![image.png](attachment:image.png)

The traditional __Accuracy__ is a good measure if you have quite balanced datasets and are interested in all types of outputs equally. I like to start with it in any case, as it is intuitive, and dig deeper from there as needed.

__Precision__ is great to focus on if you want to minimize false positives. For example, you build a spam email classifier. You want to see as little spam as possible. But you do not want to miss any important, non-spam emails. In such cases, you may wish to aim for maximizing precision.

__Recall__ is very important in domains such as medical (e.g., identifying cancer), where you really want to minimize the chance of missing positive cases (predicting false negatives). These are typically cases where missing a positive case has a much bigger cost than wrongly classifying something as positive.

Neither __precision__ nor __recall__ is necessarily useful alone, since we rather generally are interested in the overall picture. __Accuracy__ is always good to check as one option. __F1-score__ is another.

__F1-score__ combines precision and __recall__, and works also for cases where the datasets are imbalanced as it requires both __precision__ and __recall__ to have a reasonable value, as demonstrated by the experiments I showed in this post. Even if you have a small number of positive cases vs negative cases, the formula will weight the metric value down if the __precision__ or __recall__ of the positive class is low.

__F1-score vs Accuracy__
- Accuracy is commonly described as a more intuitive metric, with F1-score better addressing a more imbalanced dataset. 

- So how does the F1-score (F1) vs Accuracy (ACC) compare across different types of data distributions (ratios of positive/negative)?

__Imbalance: Few Positive Cases__
-In this example, there is an imbalance of 10 positive cases, and 90 negative cases, with different TN, TP, FN, and FP values for a classifier to calculate F1 and ACC:

![image.png](attachment:image.png)

- The maximum accuracy with the class imbalance is with a result of TN=90 and TP=10, as shown on row 2.

- In each case where TP =0, the Precision and Recall both become 0, and F1-score cannot be calculated (division by 0). Such cases can be scored as F1-score = 0, or generally marking the classifier as useless. 
- Because the classifier cannot predict any correct positive result. 
- This is rows 0, 4, and 8 in the above table. 
- These also illustrate some cases of high Accuracy for a broken classifier (e.g., row 0 with 90% Accuracy while always predicting only negative).

- The remaining rows illustrate how the F1-score is reacting much better to the classifier making more balanced predictions. 
- For example, F1-score=0.18 vs Accuracy = 0.91 on row 5, to F1-score=0.46 vs Accuracy = 0.93 on row 7. 
- This is only a change of 2 positive predictions, but as it is out of 10 possible, the change is actually quite large, and the F1-score emphasizes this (and Accuracy sees no difference to any other values).

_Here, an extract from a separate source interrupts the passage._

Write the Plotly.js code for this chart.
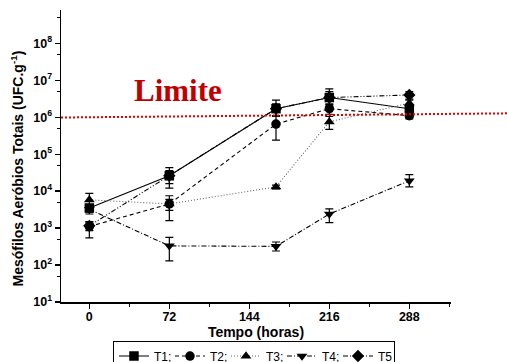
<!DOCTYPE html>
<html><head><meta charset="utf-8">
<script src="https://cdn.plot.ly/plotly-3.0.1.min.js"></script>
<style>html,body{margin:0;padding:0;background:#fff}#chart{width:507px;height:362px}</style>
</head><body><div id="chart"></div>
<script>
// ---- data ----
const hours = [0, 72, 168, 216, 288];
const seriesNames = ['T1;', 'T2;', 'T3;', 'T4;', 'T5'];
const t1 = [3500, 26000, 1.7e6, 3.4e6, 1.7e6];
const t1Plus = [800, 17000, 1.2e6, 2.4e6, 4e5];
const t1Minus = [800, 14000, 6e5, 1.2e6, 3e5];
const t2 = [1100, 4500, 6.5e5, 1.7e6, 1.1e6];
const t2Plus = [400, 3000, 4e5, 6e5, 2e5];
const t2Minus = [560, 2900, 4.1e5, 5e5, 2e5];
const t3 = [5800, 4500, 13000, 7.5e5, 2.4e6];
const t3Plus = [2900, 1500, 1500, 3e5, 5e5];
const t3Minus = [2000, 1500, 1500, 2.8e5, 5e5];
const t4 = [3200, 330, 320, 2400, 19000];
const t4Plus = [800, 230, 100, 900, 9000];
const t4Minus = [800, 200, 80, 1000, 6000];
const t5 = [1150, 26000, 1.7e6, 3.4e6, 4.0e6];
const t5Plus = [300, 10000, 6e5, 1.5e6, 9e5];
const t5Minus = [300, 10000, 6e5, 1.5e6, 9e5];
const limitX = [-25.5, 376];
const limitY = [9.8e5, 1.27e6];
const xTickVals = [0, 72, 144, 216, 288];
const xMinorVals = [36, 108, 180, 252, 324];
const yTickVals = [1e1, 1e2, 1e3, 1e4, 1e5, 1e6, 1e7, 1e8];
const yTickText = ['10<sup>1</sup>', '10<sup>2</sup>', '10<sup>3</sup>', '10<sup>4</sup>', '10<sup>5</sup>', '10<sup>6</sup>', '10<sup>7</sup>', '10<sup>8</sup>'];
const yMinorVals = [5e1, 5e2, 5e3, 5e4, 5e5, 5e6, 5e7, 5e8];

const FONT = 'Liberation Sans, Arial, sans-serif';
const values = [t1, t2, t3, t4, t5];
const plus = [t1Plus, t2Plus, t3Plus, t4Plus, t5Plus];
const minus = [t1Minus, t2Minus, t3Minus, t4Minus, t5Minus];
const symbols = ['square', 'circle', 'triangle-up', 'triangle-down', 'diamond'];
const dashes = ['solid', '4px,3px', '1px,2px', '5px,2px,1px,2px', '5px,2px,1px,2px,1px,2px'];
const lineColors = ['#000', '#000', '#666', '#000', '#000'];

const traces = values.map((v, i) => ({
  x: hours, y: v, name: seriesNames[i], type: 'scatter', mode: 'lines+markers',
  line: {color: lineColors[i], width: 1.1, dash: dashes[i]},
  marker: {symbol: symbols[i], size: 9.5, color: '#000', line: {width: 0}},
  error_y: {type: 'data', symmetric: false, array: plus[i], arrayminus: minus[i], color: '#000', thickness: 1.2, width: 4},
  xaxis: 'x', yaxis: 'y'
}));
traces.push({
  x: limitX, y: limitY, type: 'scatter', mode: 'lines', showlegend: false, hoverinfo: 'skip',
  line: {color: '#e00000', width: 2, dash: '2px,2px'}, xaxis: 'x2', yaxis: 'y'
});

const layout = {
  width: 507, height: 362,
  margin: {l: 61, r: 0, t: 10, b: 60, autoexpand: false},
  paper_bgcolor: '#fff', plot_bgcolor: 'rgba(0,0,0,0)',
  font: {family: FONT, color: '#000'},
  showlegend: true,
  xaxis: {
    domain: [0, 0.8744], range: [-25.5, 325.5], anchor: 'y',
    tickmode: 'array', tickvals: xTickVals,
    ticks: 'outside', ticklen: 5, tickwidth: 1.3, tickcolor: '#000', ticklabelstandoff: -3,
    showline: true, linecolor: '#000', linewidth: 1.5, showgrid: false, zeroline: false,
    minor: {tickmode: 'array', tickvals: xMinorVals, ticks: 'outside', ticklen: 3, tickwidth: 1.2, tickcolor: '#000', showgrid: false},
    tickfont: {family: FONT, size: 12.5, weight: 'bold'},
    title: {text: 'Tempo (horas)', font: {family: FONT, size: 14, weight: 'bold'}, standoff: 4}
  },
  xaxis2: {domain: [0, 1], range: [-25.5, 375.9], anchor: 'y', visible: false, showgrid: false, zeroline: false},
  yaxis: {
    type: 'log', range: [1, 8.9], anchor: 'x',
    tickmode: 'array', tickvals: yTickVals, ticktext: yTickText,
    ticks: 'outside', ticklen: 5, tickwidth: 1.3, tickcolor: '#000',
    showline: true, linecolor: '#000', linewidth: 1.5, showgrid: false, zeroline: false,
    minor: {tickmode: 'array', tickvals: yMinorVals, ticks: 'outside', ticklen: 3, tickwidth: 1.2, tickcolor: '#000', showgrid: false},
    tickfont: {family: FONT, size: 12.5, weight: 'bold'}
  },
  legend: {
    orientation: 'h', x: 0.4327, xanchor: 'center', y: -0.132, yanchor: 'top',
    bordercolor: '#000', borderwidth: 1, bgcolor: '#fff',
    font: {family: FONT, size: 12}, tracegroupgap: 0, itemwidth: 30,
    entrywidth: 11, entrywidthmode: 'pixels'
  },
  annotations: [{
    text: 'Limite', xref: 'paper', yref: 'paper', x: 0.262, y: 0.725, xanchor: 'center', yanchor: 'middle', showarrow: false,
    font: {family: 'Liberation Serif, Times New Roman, serif', size: 31, weight: 'bold', color: '#c00000'}
  }, {
    text: 'Mesófilos Aeróbios Totais (UFC.g<sup>-1</sup>)', xref: 'paper', yref: 'paper', x: -0.0987, y: 0.457,
    xanchor: 'center', yanchor: 'middle', textangle: -90, showarrow: false,
    font: {family: FONT, size: 14, weight: 'bold', color: '#000'}
  }]
};
Plotly.newPlot('chart', traces, layout, {staticPlot: true, displayModeBar: false});
</script>
</body></html>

__Balance 50/50 Positive and Negative cases:__
- How about when the datasets are more balanced? Here are similar values for a balanced dataset with 50 negative and 50 positive items:

![image.png](attachment:image-2.png)

- F1-score is still a slightly better metric here, when there are only very few (or none) of the positive predictions. 

- But the difference is not as huge as with imbalanced classes. 

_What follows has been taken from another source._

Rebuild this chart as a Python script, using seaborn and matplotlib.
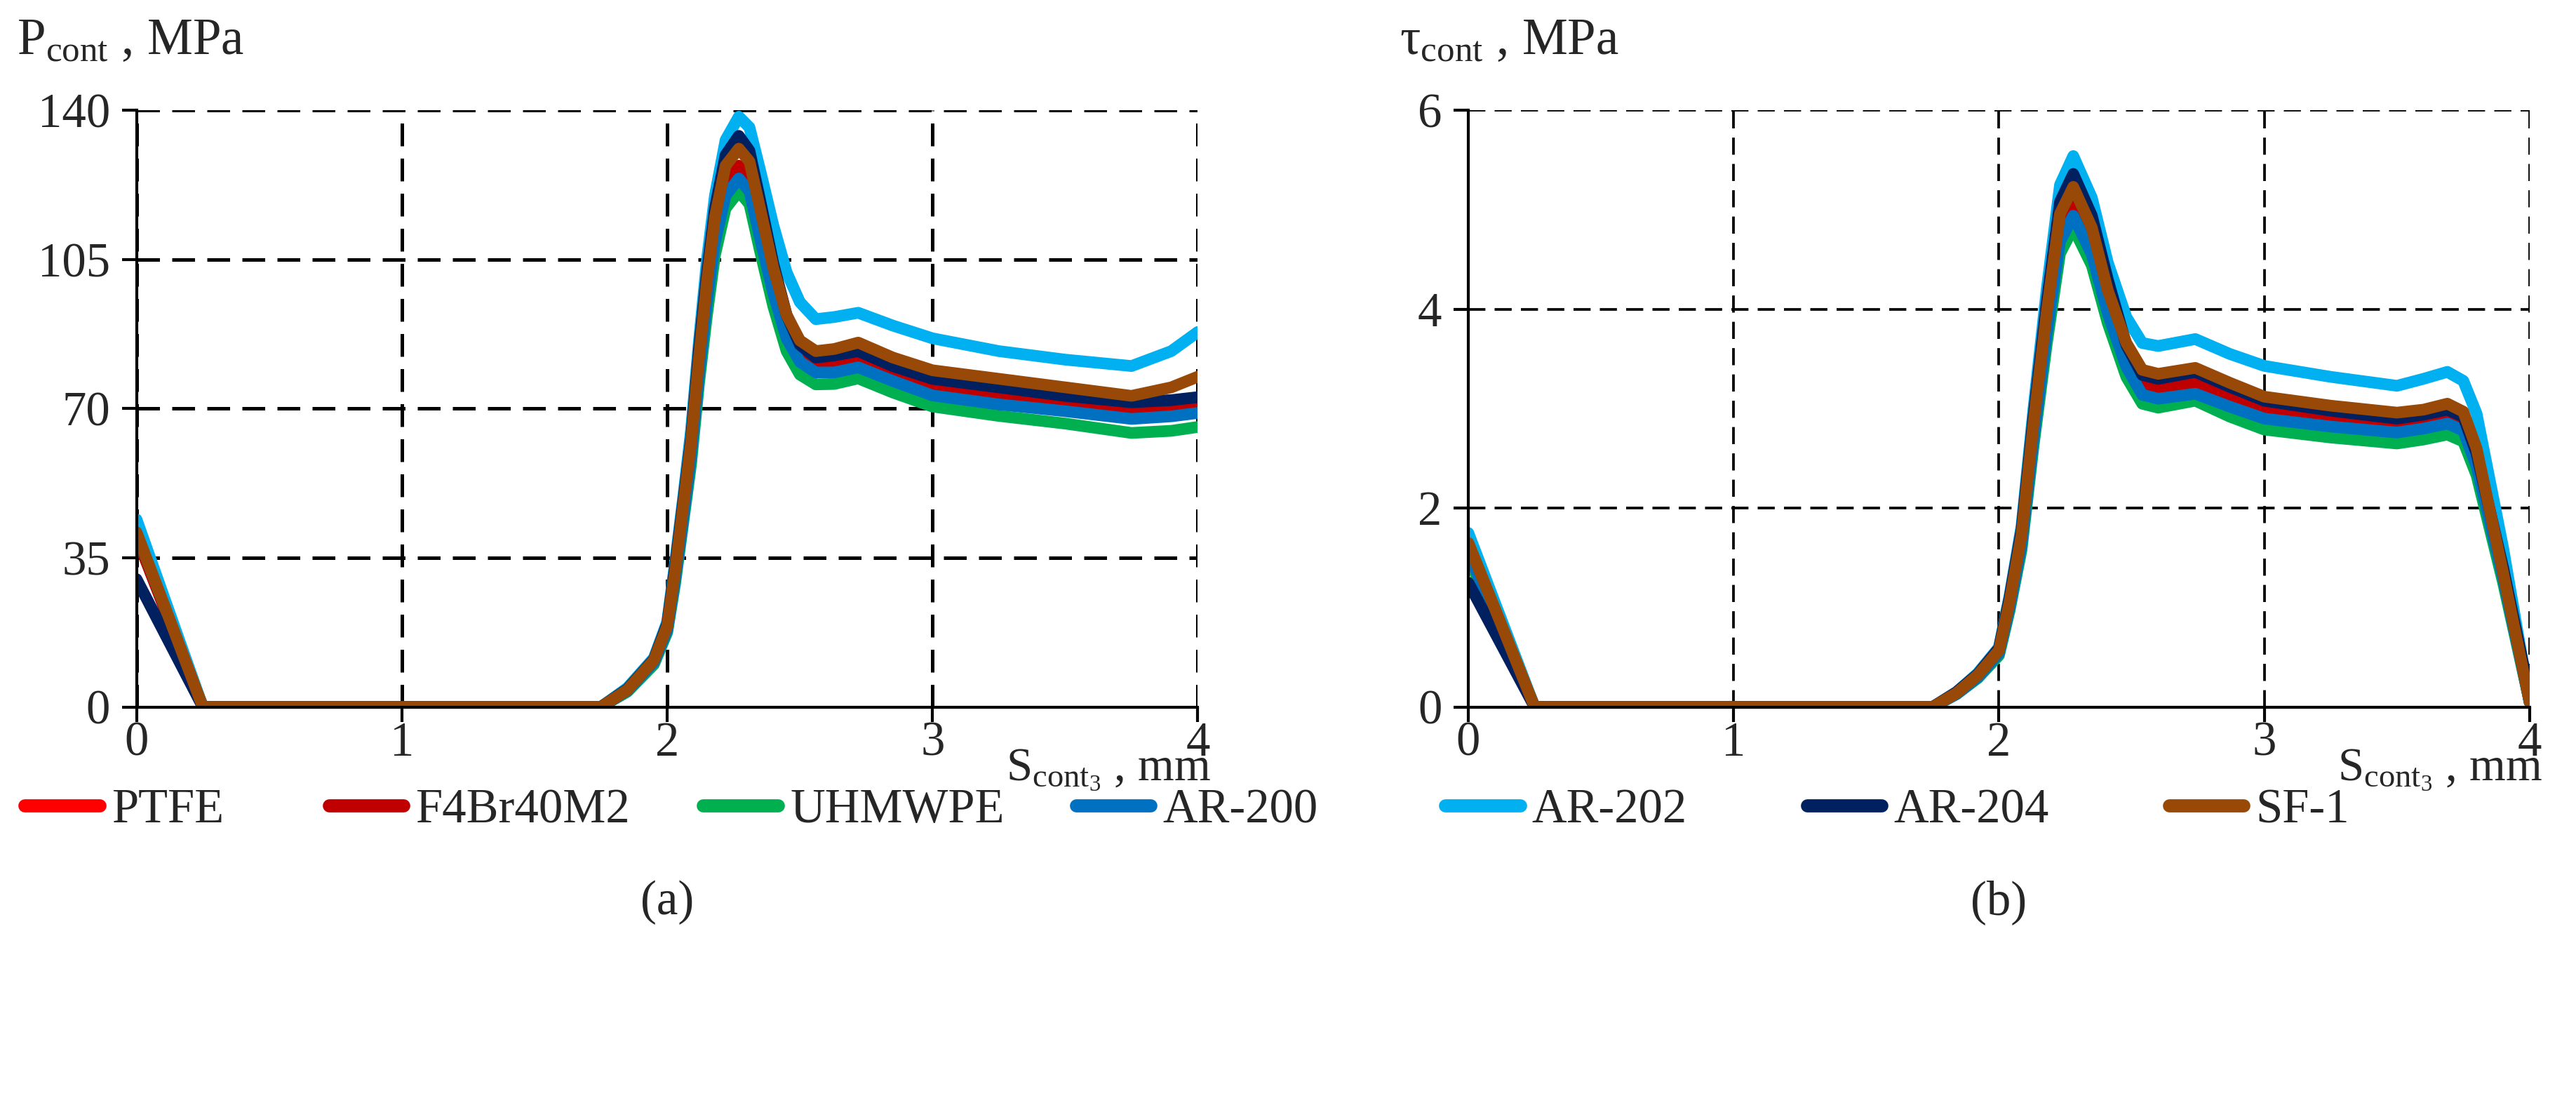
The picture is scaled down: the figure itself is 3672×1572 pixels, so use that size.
import numpy as np
import pandas as pd
import matplotlib
matplotlib.use('agg')
import seaborn as sns
import matplotlib.pyplot as plt

materials = ["PTFE", "F4Br40M2", "UHMWPE", "AR-200", "AR-202", "AR-204", "SF-1"]
colors = ["#FF0000", "#C00000", "#00B050", "#0070C0", "#00B0F0", "#002060", "#984807"]

# (a) contact pressure, MPa
s_p = [0, 0.25, 1.75, 1.85, 1.95, 2.0, 2.03, 2.06, 2.09, 2.12, 2.15, 2.18, 2.22, 2.27,
       2.31, 2.35, 2.40, 2.45, 2.50, 2.56, 2.63, 2.72, 2.85, 3.0, 3.25, 3.5, 3.75, 3.9, 4.0]
p_ptfe = [40, 0, 0, 4, 11, 19, 31.5, 46, 60.5, 80.5, 97.5, 111, 122, 126,
          123, 112, 99, 88.5, 82.5, 80, 80, 81, 78, 74.8, 72.8, 71, 69.5, 70, 70.6]
p_f4 = [40, 0, 0, 4, 11, 19, 31.5, 46, 61, 81, 98, 112, 123, 127,
        124, 113, 100, 89, 83, 80.5, 80.5, 81.5, 78.5, 75.3, 73.3, 71.6, 70, 70.5, 71.2]
p_uhmwpe = [41, 0, 0, 3.6, 10, 17.5, 29, 43, 57, 76, 92, 106, 117, 121,
            118, 107, 94, 83.5, 78, 75.7, 75.8, 77.1, 73.8, 70.5, 68.3, 66.5, 64.3, 64.8, 65.7]
p_ar200 = [41, 0, 0, 3.8, 10.5, 18, 30, 44, 59, 78, 95, 109, 120, 124,
           121, 110, 97, 86.5, 81, 78.5, 78.5, 79.7, 76.5, 73.1, 71, 69.4, 67.6, 68.2, 69]
p_ar202 = [44, 0, 0, 4.5, 11.5, 20, 34, 49, 65, 86, 105, 120, 133, 138.5,
           136, 126, 113, 102, 95, 91, 91.5, 92.5, 89.5, 86.5, 83.5, 81.5, 80, 83.5, 88]
p_ar204 = [30, 0, 0, 4.2, 11.2, 19.5, 33, 48, 63, 84, 102, 117, 129.5, 134,
           130.5, 119, 104, 92, 85, 82, 82.5, 83.5, 80, 77, 75, 73, 71.5, 72, 72.7]
p_sf1 = [41, 0, 0, 4, 11, 19, 32, 47, 62, 82, 100, 115, 127, 131,
         128, 117, 103, 92, 86, 83.5, 84, 85.5, 82, 79, 77, 75, 73, 75, 77.5]

# (b) contact shear stress, MPa
s_t = [0, 0.25, 1.75, 1.84, 1.92, 2.0, 2.04, 2.085, 2.13, 2.18, 2.23, 2.28, 2.35, 2.41,
       2.48, 2.54, 2.6, 2.74, 2.87, 3.0, 3.25, 3.5, 3.6, 3.69, 3.75, 3.8, 3.9, 4.0]
t_ptfe = [1.6, 0, 0, 0.14, 0.31, 0.55, 1.02, 1.66, 2.73, 3.8, 4.74, 5.0, 4.61, 4.01,
          3.48, 3.22, 3.18, 3.23, 3.1, 2.98, 2.89, 2.82, 2.87, 2.93, 2.85, 2.48, 1.33, 0.05]
t_f4 = [1.6, 0, 0, 0.14, 0.31, 0.56, 1.03, 1.68, 2.76, 3.85, 4.8, 5.07, 4.67, 4.06,
        3.52, 3.25, 3.21, 3.26, 3.13, 3.01, 2.92, 2.85, 2.9, 2.96, 2.88, 2.5, 1.35, 0.05]
t_uhmwpe = [1.5, 0, 0, 0.13, 0.29, 0.52, 0.97, 1.58, 2.62, 3.65, 4.56, 4.82, 4.44, 3.86,
            3.32, 3.05, 3.01, 3.08, 2.92, 2.79, 2.71, 2.65, 2.69, 2.74, 2.67, 2.33, 1.25, 0.05]
t_ar200 = [1.55, 0, 0, 0.13, 0.3, 0.54, 1.0, 1.63, 2.69, 3.75, 4.68, 4.94, 4.55, 3.96,
           3.42, 3.14, 3.1, 3.15, 3.02, 2.9, 2.82, 2.76, 2.8, 2.85, 2.78, 2.42, 1.3, 0.05]
t_ar202 = [1.75, 0, 0, 0.15, 0.34, 0.6, 1.12, 1.82, 3.0, 4.2, 5.25, 5.54, 5.12, 4.47,
           3.92, 3.66, 3.63, 3.70, 3.55, 3.43, 3.32, 3.23, 3.3, 3.37, 3.28, 2.95, 1.6, 0.05]
t_ar204 = [1.25, 0, 0, 0.15, 0.33, 0.59, 1.1, 1.78, 2.92, 4.07, 5.08, 5.36, 4.94, 4.3,
           3.64, 3.34, 3.3, 3.37, 3.22, 3.08, 2.98, 2.9, 2.94, 2.99, 2.92, 2.55, 1.4, 0.12]
t_sf1 = [1.65, 0, 0, 0.14, 0.32, 0.57, 1.06, 1.73, 2.85, 3.97, 4.96, 5.23, 4.82, 4.19,
         3.66, 3.39, 3.35, 3.41, 3.26, 3.12, 3.03, 2.96, 2.99, 3.05, 2.97, 2.6, 1.35, 0.05]


def to_long(s, series):
	frames = []
	for name, vals in zip(materials, series):
		frames.append(pd.DataFrame({"s": s, "v": vals, "material": name}))
	return pd.concat(frames, ignore_index=True)


df_p = to_long(s_p, [p_ptfe, p_f4, p_uhmwpe, p_ar200, p_ar202, p_ar204, p_sf1])
df_t = to_long(s_t, [t_ptfe, t_f4, t_uhmwpe, t_ar200, t_ar202, t_ar204, t_sf1])

sns.set_style("white")
plt.rcParams['font.family'] = ['Liberation Serif', 'DejaVu Serif']
plt.rcParams['mathtext.fontset'] = 'custom'
plt.rcParams['mathtext.rm'] = 'Liberation Serif'
plt.rcParams['mathtext.it'] = 'Liberation Serif:italic'

FS = 16.5
palette = dict(zip(materials, colors))

fig = plt.figure(figsize=(12.24, 5.24), dpi=300)
ax1 = fig.add_axes([0.053, 0.359, 0.412, 0.541])
ax2 = fig.add_axes([0.570, 0.359, 0.412, 0.541])


def panel(ax, data, ymax, yticks, ylabel, ylab_x, grid_lw):
	sns.lineplot(data=data, x="s", y="v", hue="material", hue_order=materials,
				 palette=palette, linewidth=4, estimator=None, sort=False,
				 ax=ax, legend=True)
	ax.set_xlim(0, 4)
	ax.set_ylim(0, ymax)
	ax.set_xticks([0, 1, 2, 3, 4])
	ax.set_yticks(yticks)
	ax.set(xlabel='', ylabel='')
	ax.grid(True, color='black', linestyle=(0, (6.5, 3.5)), linewidth=grid_lw)
	ax.set_axisbelow(True)
	for side in ["top", "right"]:
		ax.spines[side].set_visible(False)
	for side in ["left", "bottom"]:
		ax.spines[side].set_color('black')
		ax.spines[side].set_linewidth(1.0)
	ax.tick_params(axis='both', direction='out', length=5, width=1.0,
				   color='black', labelsize=FS, left=True, bottom=True)
	ax.tick_params(axis='x', pad=0)
	ax.tick_params(axis='y', pad=4)
	ax.text(ylab_x, 1.115, ylabel, transform=ax.transAxes, fontsize=FS + 1,
			ha='left', va='center')
	ax.text(1.012, -0.106, r"S$_{\mathrm{cont}_3}$ , mm", transform=ax.transAxes,
			fontsize=FS - 0.5, ha='right', va='center')


panel(ax1, df_p, 140, [0, 35, 70, 105, 140], r"P$_{\mathrm{cont}}$ , MPa", -0.113, 1.2)
panel(ax2, df_t, 6, [0, 2, 4, 6], r"τ$_{\mathrm{cont}}$ , MPa", -0.065, 0.9)

handles, labels = ax1.get_legend_handles_labels()
ax1.legend_.remove()
ax2.legend_.remove()

# one legend entry per slot, evenly spaced like the original
slots = [0.0096, 0.1276, 0.273, 0.4177, 0.561, 0.7015, 0.842]
for h, lab, x0 in zip(handles, labels, slots):
	h.set_linewidth(4.5)
	fig.legend([h], [lab], loc='center left', bbox_to_anchor=(x0, 0.265),
			   frameon=False, fontsize=FS, handlelength=1.55, handletextpad=0.25,
			   borderpad=0, borderaxespad=0)

fig.text(0.259, 0.182, "(a)", fontsize=FS, ha='center', va='center')
fig.text(0.776, 0.182, "(b)", fontsize=FS, ha='center', va='center')

fig.savefig("out.png", dpi=300)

- In general, it is still always useful to look a bit deeper into the results, although in balanced datasets, a high accuracy is usually a good indicator of a decent classifier performance.


__Imbalance: Few Negative Cases__
- Finally, what happens if the minority class is measured as the negative and not positive? F1-score no longer balances it but rather the opposite. Here is an example with 10 negative cases and 90 positive cases:

![image.png](attachment:image.png)

- For example, row 5 has only 1 correct prediction out of 10 negative cases. But the F1-score is still at around 95%, so very good and even higher than accuracy. 
- In the case where the same ratio applied to the positive cases being the minority, the F1-score for this was 0.18 vs now it is 0.95. Which was a much better indicator of quality rather than in this case.

- This result with minority negative cases is because of how the formula to calculate F1-score is defined over precision and recall (emphasizing positive cases). 
- If you look back at the figure illustrating the metrics hierarchy at the beginning of this article, you will see how True Positives feed into both Precision and Recall, and from there to F1-score. 
- The same figure also shows how True Negatives do not contribute to F1-score at all. 
- This seems to be viisble here if you reverse the ratios and have fewer true negatives.

- So, as usual, I believe it is good to keep in mind how to represent your data, and do your own data exploration, not blindly trusting any single metric.